Blame or credit Dorothy Crain.
I was a teenage political junkie and Dorothy Crain – a longtime family friend – fed my habit by directing me out of the schoolyard-level discussions and arguments toward adult discussions of current events. While I was still in junior high school, she gave me a subscription to The New Republic, which became my political bible throughout the 1980s. When I visited the magazine’s offices in 1991, it was a tiny bit like touring Rome or Jerusalem.
Nerd, I know.
For years, I have written of the importance of people with different viewpoints listening to each other and talking with one another. It doesn’t mean they’ll change their minds, but in this increasingly polarized country, it can be a good opportunity to see that the “other side” isn’t necessarily populated by monsters and cardboard cutouts.
I did something about it a couple months ago by organizing an ongoing series of programs that features people talking about news, including politics, without shouting at each other. Give insight, make jokes, disagree all you want, but no shouting, no personal attacks. The program, Week to Week, began Feb. 24 at The Commonwealth Club as a twice-monthly program where I combine an audience with a couple panelists (who talk about the week’s current events) and a special guest (who goes in depth on one topic). Top it all off with a quick news quiz, and you have a great way to spend your Friday lunchtime.
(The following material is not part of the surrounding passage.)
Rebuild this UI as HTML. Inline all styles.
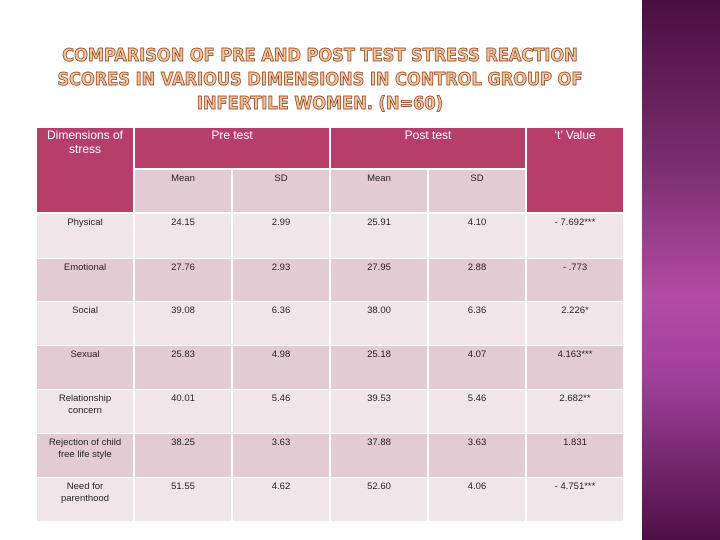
<!DOCTYPE html>
<html><head><meta charset="utf-8"><style>
body{margin:0;width:720px;height:540px;position:relative;background:#fff;overflow:hidden;font-family:"Liberation Sans",sans-serif}
#panel{position:absolute;left:642px;top:0;width:78px;height:540px;background:linear-gradient(#4a0f40 0%,#7a2d6e 30%,#b34ba4 55%,#a0409a 70%,#4e1045 100%)}
#title{position:absolute;left:0px;top:44px;width:640px;text-align:center;font-family:"DejaVu Sans Condensed","DejaVu Sans",sans-serif;font-weight:bold;font-size:18px;line-height:24px;color:#f6c49a;-webkit-text-stroke:0.7px #8a3510;white-space:nowrap}
#title span{display:block;transform:scaleX(1.0)}
.c{position:absolute;box-sizing:border-box;text-align:center;font-size:9.5px;color:#222;padding-top:3px;line-height:12px}
.h{background:#b83e6a;color:#fff;font-size:12px;line-height:14px;padding-top:0}
</style></head><body>
<div id="panel"></div>
<div id="title"><span>COMPARISON OF PRE AND POST TEST STRESS REACTION</span><span>SCORES IN VARIOUS DIMENSIONS IN CONTROL GROUP OF</span><span>INFERTILE WOMEN. (N=60)</span></div>
<div id="tbl"></div>
<script>
const dims=["Physical","Emotional","Social","Sexual","Relationship<br>concern","Rejection of child<br>free life style","Need for<br>parenthood"];
const preMean=["24.15","27.76","39.08","25.83","40.01","38.25","51.55"];
const preSD=["2.99","2.93","6.36","4.98","5.46","3.63","4.62"];
const postMean=["25.91","27.95","38.00","25.18","39.53","37.88","52.60"];
const postSD=["4.10","2.88","6.36","4.07","5.46","3.63","4.06"];
const tVal=["- 7.692***","- .773","2.226*","4.163***","2.682**","1.831","- 4.751***"];
const t=document.getElementById('tbl');
const cx=[37,135,233,331,429,527],cw=[96,96,96,96,96,96];
function cell(x,y,w,h,html,cls,name){const d=document.createElement('div');d.className='c '+(cls||'');
d.style.left=x+'px';d.style.top=y+'px';d.style.width=w+'px';d.style.height=h+'px';d.innerHTML=html;


t.appendChild(d);return d;}
cell(37,128,96,84,'Dimensions of<br>stress','h','header-dimensions');
cell(135,128,194,40,'Pre test','h','header-pre-test');
cell(331,128,194,40,'Post test','h','header-post-test');
cell(527,128,96,84,'‘t’ Value','h','header-t-value');
const subs=['Mean','SD','Mean','SD'];
for(let i=0;i<4;i++){const d=cell(cx[i+1],170,96,42,subs[i],'','subheader-'+subs[i].toLowerCase());d.style.background='#e3cbd3';}
const rowY=[214,259,302,346,390,434,478],rowH=[44,42,43,43,43,43,43];
for(let r=0;r<dims.length;r++){const vals=[dims[r],preMean[r],preSD[r],postMean[r],postSD[r],tVal[r]];
for(let c=0;c<6;c++){const d=cell(cx[c],rowY[r],cw[c],rowH[r],vals[c],'','row-'+r+'-col-'+c);d.style.background=r%2?'#e3cbd3':'#f0e6ea';}}
</script>
</body></html>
When I created Week to Week, I told people that one of the inspirations was the weekly news roundup on “PBS NewsHour” featuring commentators David Brooks and Mark Shields. That’s correct, but I could just as well have said that my inspiration was Dorothy Crain.
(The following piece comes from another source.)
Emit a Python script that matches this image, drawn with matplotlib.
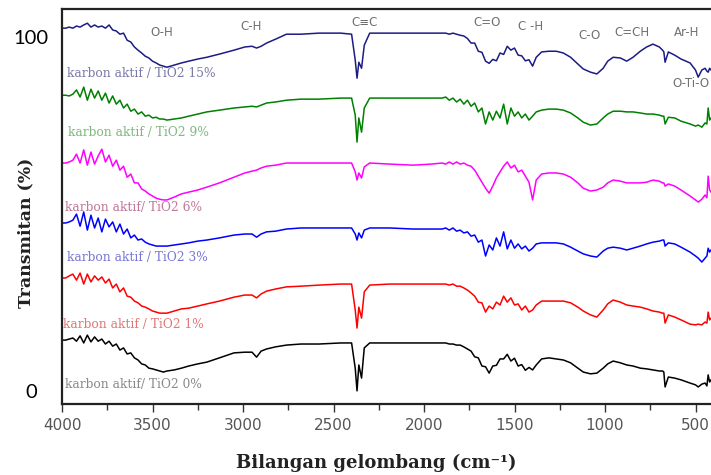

A month ago, I received an e-mail from a woman asking if she could bring a guest to Week to Week. Her guest, she explained, was her 14-year-old son, who was an avid follower of the news. I felt downright Dorothy Crain-ish as I said she most definitely could bring her son.
But more than providing sustenance for political and news junkies, the goal is to offer a counterweight to the inanity of much of what passes for political discourse today. Check out Huffington Post, Fox News, MSNBC, or a zillion other political sites and you’ll find lots of stories that basically are trying to manufacture outrage because someone said (a) something that was outrageous, or (b) something that the website’s trying to pretend was outrageous.
I can save you lots of time with this nugget of eternal truth: People say stupid things. Don’t make a federal case out of it, as we used to say.
Before the Internet took over the news cycle, revelations of stupid utterances by public figures was discussed mostly in an appropriate setting, such as a tavern, where they could be easily put in context by sports gossip. But on the Internet, people are paid to get your hackles up, to make you blog and reblog and share on Facebook and Google+ and Twitter the stupidities of normal life. It beats doing something hard, like investigating, thinking, and reporting.
The late Dorothy Crain inoculated me from that, at least to a degree. And if I can help build up other people’s immune systems a bit, then I will have honored her memory.